Professionalism in the Clinical Setting: How Do We Uphold the Values of Our Professions?

Monday, 9 November 2015

Elizabeth Hammond-Ritschard, MSN, RN
Drexel University College of Nursing and Health Profession, Philadelphia, PA, USA
Joanne Farley Serembus, EdD, RN, CCRN, CNE
College of Health Professions, Drexel University, Philadelphia, PA, USA

Title: Professionalism in the clinical setting—how do we uphold the values of our professions?

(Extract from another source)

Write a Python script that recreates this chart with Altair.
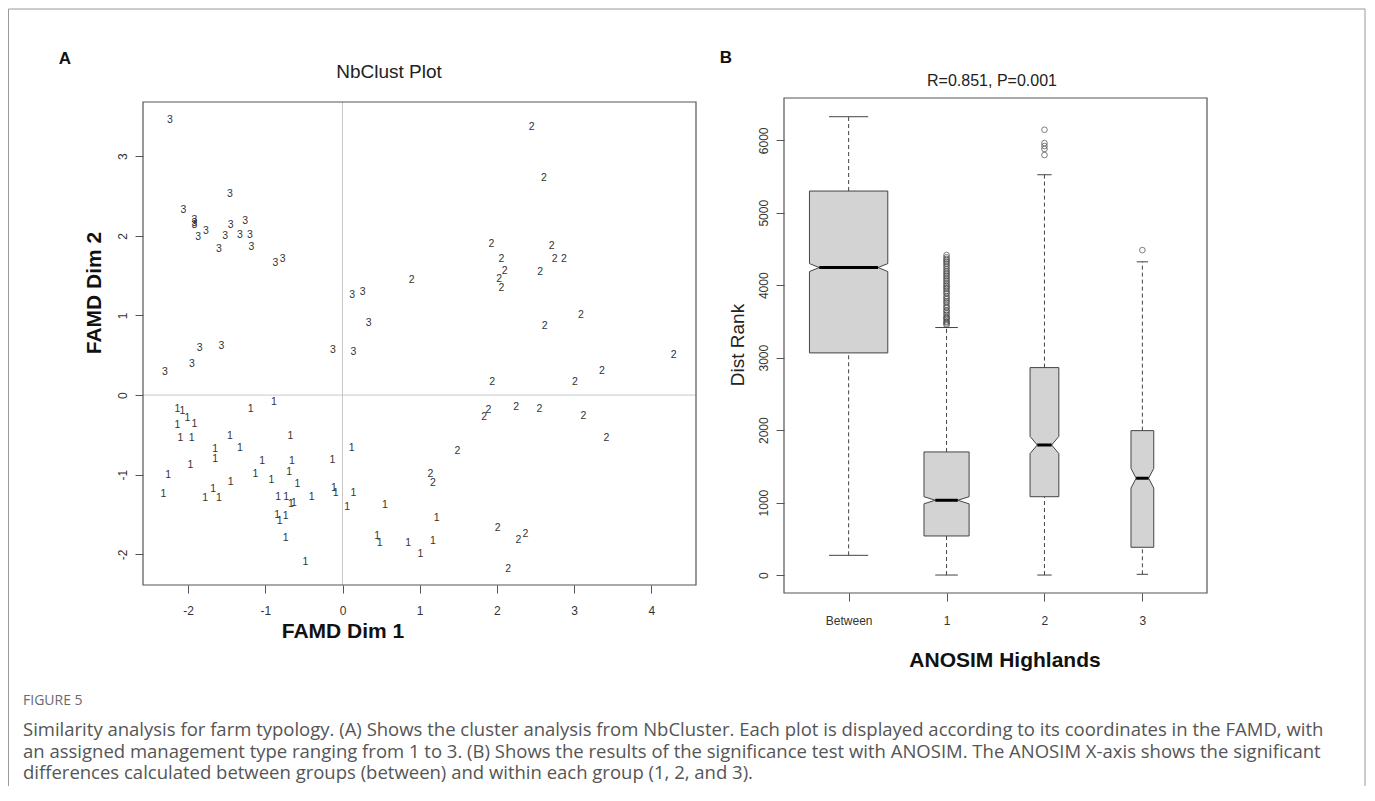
import altair as alt
import pandas as pd
import numpy as np

# ---------------- Panel A: NbClust scatter (FAMD coordinates) ----------------
cluster1 = [(-2.14, -0.18), (-2.075, -0.20), (-2.01, -0.29), (-1.92, -0.365), (-2.14, -0.38),
            (-2.10, -0.545), (-1.955, -0.545), (-1.19, -0.17), (-0.89, -0.09), (-1.46, -0.515),
            (-0.675, -0.52), (-1.65, -0.68), (-1.65, -0.80), (-1.33, -0.67), (-1.97, -0.88),
            (-2.26, -1.0), (-2.32, -1.24), (-1.04, -0.83), (-0.655, -0.83), (-1.13, -0.99),
            (-0.69, -0.96), (-0.92, -1.07), (-0.585, -1.12), (-1.45, -1.09), (-1.675, -1.185),
            (-1.60, -1.29), (-1.78, -1.29), (-0.835, -1.28), (-0.73, -1.28), (-0.67, -1.37),
            (-0.63, -1.36), (-0.40, -1.28), (-0.845, -1.51), (-0.815, -1.58), (-0.735, -1.52),
            (-0.735, -1.79), (-0.48, -2.09), (0.12, -0.66), (-0.13, -0.81), (-0.11, -1.17),
            (-0.09, -1.23), (0.14, -1.235), (0.06, -1.41), (0.55, -1.38), (1.22, -1.54),
            (0.45, -1.77), (0.48, -1.86), (0.85, -1.855), (1.17, -1.83), (1.01, -2.0)]
cluster2 = [(2.45, 3.36), (2.61, 2.73), (1.93, 1.90), (2.71, 1.87), (2.06, 1.71), (2.75, 1.71),
            (2.87, 1.71), (2.10, 1.56), (2.03, 1.46), (2.06, 1.34), (2.56, 1.55), (0.895, 1.45),
            (3.09, 1.0), (2.62, 0.87), (4.29, 0.50), (3.36, 0.305), (3.01, 0.16), (1.94, 0.17),
            (1.89, -0.19), (1.835, -0.28), (2.25, -0.15), (2.55, -0.17), (3.12, -0.26),
            (3.42, -0.545), (1.49, -0.70), (1.14, -0.99), (1.17, -1.10), (2.01, -1.675),
            (2.28, -1.82), (2.37, -1.75), (2.145, -2.18)]
cluster3 = [(-2.235, 3.46), (-1.46, 2.52), (-2.06, 2.33), (-1.92, 2.20), (-1.92, 2.16),
            (-1.92, 2.13), (-1.87, 1.99), (-1.77, 2.06), (-1.52, 2.0), (-1.45, 2.14),
            (-1.26, 2.18), (-1.33, 2.01), (-1.20, 2.01), (-1.18, 1.86), (-1.60, 1.83),
            (-0.87, 1.66), (-0.775, 1.71), (0.125, 1.26), (0.26, 1.29), (0.34, 0.90),
            (-0.125, 0.565), (0.14, 0.54), (-1.85, 0.59), (-1.57, 0.61), (-1.95, 0.39),
            (-2.30, 0.285)]
dim1_ticks = [-2, -1, 0, 1, 2, 3, 4]
dim2_ticks = [-2, -1, 0, 1, 2, 3]

# ---------------- Panel B: ANOSIM boxplot statistics ----------------
groups = ["Between", "1", "2", "3"]
group_n = [4151, 1378, 561, 351]
whisker_low = [272, 0, 0, 10]
q1 = [3066, 539, 1081, 383]
median = [4244, 1032, 1795, 1336]
q3 = [5300, 1699, 2863, 1993]
whisker_high = [6326, 3416, 5525, 4323]
notch_tip = [0.75, 0.5, 0.5, 0.55]
outliers_1 = [3453, 3470, 3489, 3502, 3530, 3548, 3561, 3590, 3612, 3640, 3655, 3688, 3702,
              3731, 3760, 3778, 3805, 3826, 3850, 3882, 3901, 3925, 3950, 3968, 3990, 4012,
              4035, 4060, 4081, 4105, 4128, 4150, 4172, 4195, 4220, 4246, 4270, 4295, 4318,
              4340, 4362, 4385, 4416]
outliers_2 = [6146, 5962, 5921, 5880, 5797]
outliers_3 = [4485]
rank_ticks = [0, 1000, 2000, 3000, 4000, 5000, 6000]

caption_head = "FIGURE 5"
caption_lines = [
    "Similarity analysis for farm typology. (A) Shows the cluster analysis from NbCluster. Each plot is displayed according to its coordinates in the FAMD, with",
    "an assigned management type ranging from 1 to 3. (B) Shows the results of the significance test with ANOSIM. The ANOSIM X-axis shows the significant",
    "differences calculated between groups (between) and within each group (1, 2, and 3).",
]

# ---------------- tables ----------------
rows = []
for lab, pts in (("1", cluster1), ("2", cluster2), ("3", cluster3)):
    for (a, b) in pts:
        rows.append({"dim1": a, "dim2": b, "cluster": lab})
scatter_df = pd.DataFrame(rows)

nmax = max(group_n)
box_rows, med_rows, wh_rows, st_rows = [], [], [], []
for i, g in enumerate(groups):
    pos = i + 1
    hw = 0.4 * np.sqrt(group_n[i] / nmax)
    hn = 1.58 * (q3[i] - q1[i]) / np.sqrt(group_n[i])
    for yv, f in [(q1[i], 1.0), (median[i] - hn, 1.0), (median[i], notch_tip[i]),
                  (median[i] + hn, 1.0), (q3[i], 1.0)]:
        box_rows.append({"group": g, "rank": yv, "xl": pos - hw * f, "xr": pos + hw * f})
    med_rows.append({"xl": pos - hw * notch_tip[i], "xr": pos + hw * notch_tip[i], "y": median[i]})
    wh_rows.append({"pos": pos, "ya": q3[i], "yb": whisker_high[i]})
    wh_rows.append({"pos": pos, "ya": whisker_low[i], "yb": q1[i]})
    st_rows.append({"xl": pos - hw / 2, "xr": pos + hw / 2, "y": whisker_high[i]})
    st_rows.append({"xl": pos - hw / 2, "xr": pos + hw / 2, "y": whisker_low[i]})
box_df = pd.DataFrame(box_rows)
med_df = pd.DataFrame(med_rows)
wh_df = pd.DataFrame(wh_rows)
st_df = pd.DataFrame(st_rows)
out_df = pd.DataFrame({
    "pos": [2] * len(outliers_1) + [3] * len(outliers_2) + [4] * len(outliers_3),
    "val": outliers_1 + outliers_2 + outliers_3,
})
one = pd.DataFrame({"a": [0]})

RF = "Liberation Sans"
FRAME = "#555555"


def label(text, px, py, **kw):
    return alt.Chart(pd.DataFrame({"t": [text]})).mark_text(**kw).encode(
        text="t:N", x=alt.value(px), y=alt.value(py))


def frame(w, top, h):
    return alt.Chart(one).mark_rect(fillOpacity=0, stroke=FRAME, strokeWidth=1.2).encode(
        x=alt.value(0), x2=alt.value(w), y=alt.value(top), y2=alt.value(h))


def vrule(px, y0, y1):
    return alt.Chart(one).mark_rule(color="#9a9a9a", strokeWidth=1).encode(
        x=alt.value(px), y=alt.value(y0), y2=alt.value(y1))


# ---------------- Panel A ----------------
WA, HA = 553, 483
sxA = alt.Scale(domain=[-2.585, 4.58], nice=False, zero=False)
syA = alt.Scale(domain=[-2.385, 3.68], nice=False, zero=False)
axA_x = alt.Axis(values=dim1_ticks, labelExpr="'' + datum.value", grid=False, domain=False,
                 tickSize=8, tickColor=FRAME, labelFont=RF, labelFontSize=12,
                 labelColor="#333333", labelPadding=12, title=None)
axA_y = alt.Axis(values=dim2_ticks, labelExpr="'' + datum.value", grid=False, domain=False,
                 tickSize=8, tickColor=FRAME, labelFont=RF, labelFontSize=12,
                 labelColor="#333333", labelPadding=6, labelAngle=270, title=None)

zero_df = pd.DataFrame({"v": [0]})
zx = alt.Chart(zero_df).mark_rule(color="#c8c8c8", strokeWidth=1).encode(
    x=alt.X("v:Q", scale=sxA, axis=axA_x))
zy = alt.Chart(zero_df).mark_rule(color="#c8c8c8", strokeWidth=1).encode(
    y=alt.Y("v:Q", scale=syA, axis=axA_y))
pts = alt.Chart(scatter_df).mark_text(font=RF, fontSize=10.5, color="#333333").encode(
    x=alt.X("dim1:Q", scale=sxA, axis=axA_x),
    y=alt.Y("dim2:Q", scale=syA, axis=axA_y),
    text="cluster:N",
)

# page-level decorations, positioned relative to panel A origin (143, 101)
border_top = alt.Chart(one).mark_rule(color="#9a9a9a", strokeWidth=1).encode(
    x=alt.value(-134.5), x2=alt.value(1222), y=alt.value(-93))
cap = [label(caption_head, -120, 599, align="left", baseline="middle", font="Open Sans",
             fontSize=14, color="#6a6a6a")]
for k, line in enumerate(caption_lines):
    cap.append(label(line, -120, 628 + 21.5 * k, align="left", baseline="middle",
                     font="Open Sans", fontSize=18.5, color="#555555"))

panelA = alt.layer(
    zx, zy, pts, frame(WA, 0, HA),
    label("NbClust Plot", 246, -30, font=RF, fontSize=19, color="#222222", baseline="middle"),
    label("A", -78, -43, font=RF, fontSize=17, fontWeight="bold", color="#111111", baseline="middle"),
    label("FAMD Dim 1", 200, 530, font=RF, fontSize=21, fontWeight="bold", color="#111111", baseline="middle"),
    label("FAMD Dim 2", -48, 191, font=RF, fontSize=21, fontWeight="bold", color="#111111",
          baseline="middle", angle=270),
    vrule(-134.5, -93, 684), vrule(1222, -93, 684), border_top,
    *cap,
).properties(width=WA, height=HA)

# ---------------- Panel B ----------------
WB, HB = 423, 491
sxB = alt.Scale(domain=[0.34, 4.66], nice=False, zero=False)
syB = alt.Scale(domain=[-248, 6529], nice=False, zero=False)
lab_expr = "[" + ",".join("'%s'" % g for g in groups) + "][datum.value - 1]"
axB_x = alt.Axis(values=[1, 2, 3, 4], labelExpr=lab_expr, grid=False, domain=False, tickSize=8,
                 tickColor=FRAME, labelFont=RF, labelFontSize=12, labelColor="#333333",
                 labelPadding=14, title=None)
axB_y = alt.Axis(values=rank_ticks, labelExpr="'' + datum.value", grid=False, domain=False,
                 tickSize=8, tickColor=FRAME, labelFont=RF, labelFontSize=12,
                 labelColor="#333333", labelPadding=6, labelAngle=270, title=None)

boxes = alt.Chart(box_df).mark_area(orient="horizontal", fill="#d3d3d3", stroke="#444444",
                                    strokeWidth=1, interpolate="linear").encode(
    y=alt.Y("rank:Q", scale=syB, axis=axB_y),
    x=alt.X("xl:Q", scale=sxB, axis=axB_x, stack=None),
    x2="xr:Q",
    detail="group:N",
)
whisk = alt.Chart(wh_df).mark_rule(color="#444444", strokeWidth=1, strokeDash=[4, 3]).encode(
    x=alt.X("pos:Q", scale=sxB, axis=axB_x),
    y=alt.Y("ya:Q", scale=syB, axis=axB_y), y2="yb:Q")
staple = alt.Chart(st_df).mark_rule(color="#444444", strokeWidth=1).encode(
    x=alt.X("xl:Q", scale=sxB, axis=axB_x), x2="xr:Q",
    y=alt.Y("y:Q", scale=syB, axis=axB_y))
meds = alt.Chart(med_df).mark_rule(color="#000000", strokeWidth=3).encode(
    x=alt.X("xl:Q", scale=sxB, axis=axB_x), x2="xr:Q",
    y=alt.Y("y:Q", scale=syB, axis=axB_y))
outs = alt.Chart(out_df).mark_point(shape="circle", filled=False, size=32, color="#333333",
                                     strokeWidth=0.9).encode(
    x=alt.X("pos:Q", scale=sxB, axis=axB_x),
    y=alt.Y("val:Q", scale=syB, axis=axB_y))

panelB = alt.layer(
    whisk, boxes, staple, meds, outs, frame(WB, -4, HB),
    label("R=0.851, P=0.001", 208, -21, font=RF, fontSize=16, color="#222222", baseline="middle"),
    label("B", -58, -44, font=RF, fontSize=17, fontWeight="bold", color="#111111", baseline="middle"),
    label("ANOSIM Highlands", 221, 559, font=RF, fontSize=21, fontWeight="bold", color="#111111",
          baseline="middle"),
    label("Dist Rank", -46, 243, font=RF, fontSize=19, color="#222222", baseline="middle", angle=270),
).properties(width=WB, height=HB)

chart = alt.hconcat(panelA, panelB, spacing=88, bounds="flush").properties(
    padding=0
).configure_view(strokeWidth=0)

chart.save("out.html", embed_options={"renderer": "svg", "actions": False})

As we move forward with new and innovated technology, we are meeting the needs of our patients, but there is one area which has not progressed; role modeling of professionalism in the clinical setting. The primary purpose for clinical is to provide hands on opportunities to nursing students. This enables them to develop patient care skills under the guidance of well experienced nurses. During this time they are also exposed to accepted behavior and values of the profession. Sadly, students report that their clinical rotations do not foster growth as a result of incivility imposed by professional nurses. We all have taken the Nightingale Pledge, but do we truly uphold this pledge when it comes to profession and shaping the future generation of nurses? Has nursing become so desensitized to acts of incivility that students have become victims during what is thought to be a learning environment? This presentation will detail an assignment in a BSN leadership course in which students described a personal incident involving incivility in the clinical setting. The purpose of the assignment was to have the students reflect on such an incident, identify a leadership style, change theory, and communication style that could be used by them in future situations. The first-hand accounts described by students were unexpected and eye-opening. Faculty took this rich qualitative data and decided to look for relevant themes. The main themes as well as sub-themes discovered will be discussed in addition to faculty strategies aimed at helping students end the cycle of incivility.